Anywho, David was amazing.  Annie Clark was a quirky, loud, dissonant and choral counterpart to David Byrne's contemplative humans-are-odd-birds lyrics and the whole show was a seesaw between a post-modern rock show and classic Byrne tunes.  Hearing those older tunes made me feel sorta bad for the rest of the Talking Heads.  The whole audience stood up and collectively pooped its pants during the first few notes of "This Must Be The Place", and then again for "Burning Down the House". I imagine the rest of the Talking Heads have some kind of built-in sonar that makes them cup their ears at cocktail parties and lean into the wind, explaining to their guests in a melancholic tone, "Oh, it's nothing... Just that... sometimes I can pick up the sound of 20,000 people in another city singing along to 'Life During Wartime'".

I wonder if performers who have been playing the same songs for thirty years ever get tired of it.  I've seen lots of artists plod through the measures of stuff they've been playing for a long time, and it just makes me feel a little sorry for them.  Audiences love that stuff because it calls up for them some part of their adolescence, or some critical happy moment that they get to relive every time they hear it... but for the artists, it's just a song they wrote a long time ago;  artistically, they've probably moved on.  And David Byrne, more than most artists I know, has done artistic loops around the moon.  They guy is prolific and explores so many different themes in his music. He still delivers the older stuff with as much punch and vigor as he did back in the day (dude can still hit all those notes!), but he, especially, is probably solving for x, or mentally organizing his sock drawer while he's playing, because those songs are rote by now. I imagine he asks himself while he's playing: "Why do humans fixate on point in time?  And isn't it fascinating that we have the capacity to strongly equate time with sound?  Oo! I think a few notes on the theramin would work right here!..."

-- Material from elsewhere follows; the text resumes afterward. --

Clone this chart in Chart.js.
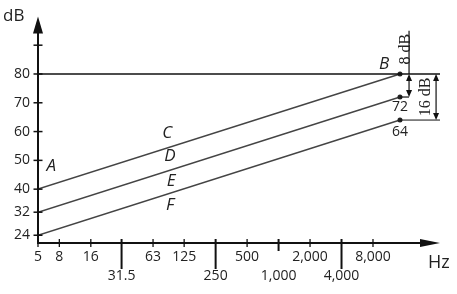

I am VERY grateful to my fellow concert attendees for a) respecting my North American three foot radius of personal space and b) not talking through the show.  There was that brief spot in the middle there where a woman behind me launched into some musical analysis wholly inappropriate in timing, but, I'm pretty sure my very theatrical display of plugging only my left ear with my hand tipped her off.  I'm happy to perform such services for the good of all my fellow concert goers.  Some people just don't understand the fine art of SHUTTING THE HELL UP.  

Overall, DB fans are a pretty mellow group.  They're feisty and excited, but just WAY more in possession of their fine motor skills (I'm looking at YOU, Dude Who Spills His Beer Down My Back At Every Outdoor Show).  The last show I saw in a theater was Beirut, and that band's fans are cut from a different cloth.  The entirety of the show, three guys sat directly (and not at angles) behind us and tossed the terms "fucked up" "so wasted" and "obliterated" around like so much verbal confetti.  Lucky for me, I have the type of hearing loss that drowns out the middle tones of any conversation, so I could only hear those knuckleheads' running commentary between songs.  During the songs, I just heard mandolin and trumpet music. And during the songs, I made sure to sigh dramatically, stretch my arms out over my head A LOT, and give them laser-eyes.  I should be awarded an honorary Grammy AND an Emmy.

At the Beirut show, I thought about my younger concert-going days, when I was seeing shows as a teenager and wondering what the story was with those reserved "older" people standing at the edge of the crowd with their arms folded across their chests, glowering .  Now I AM that "older" lady standing at the edge of the crowd, trying to enjoy the music and ignore the drunken weaving and bobbing and off-key singing and air punching in front of me. Oh, Time.  You are a sneaky devil, aren't you?  I have become the thing I never thought I would be. And there you go, Mr. Byrne.  I've just written the first lines of your new song for you.  Insert theramin here


Comments



John Cannon October 26th, 2012 02:33

Hey LoLo,.to your point…a moment long ago….”Let’s go watch Pablo draw this weekend.”“Cool idea. LOVE that disproportionate blue guitar player one!”“….Yeah, and that one with the woman’s EYE and NOSE all goofy. wow…"”Gawd, do you suppose Picasso gets tired of drawing that frikin thing all the time?”“…Yeah, I guess. But it’s so cool.”“I hear he’s doing other stuff…”


Emily Lees October 26th, 2012 00:58

Only scanned this as it’s bedtime here in Europe but I will say only one thing - THERAMIN!!!!!!!!!!!! YES!!!!! I have wanted one for years. Maybe if we end up in Seattle we can form an electro-indie-pop band and each have a theramin. Any takers?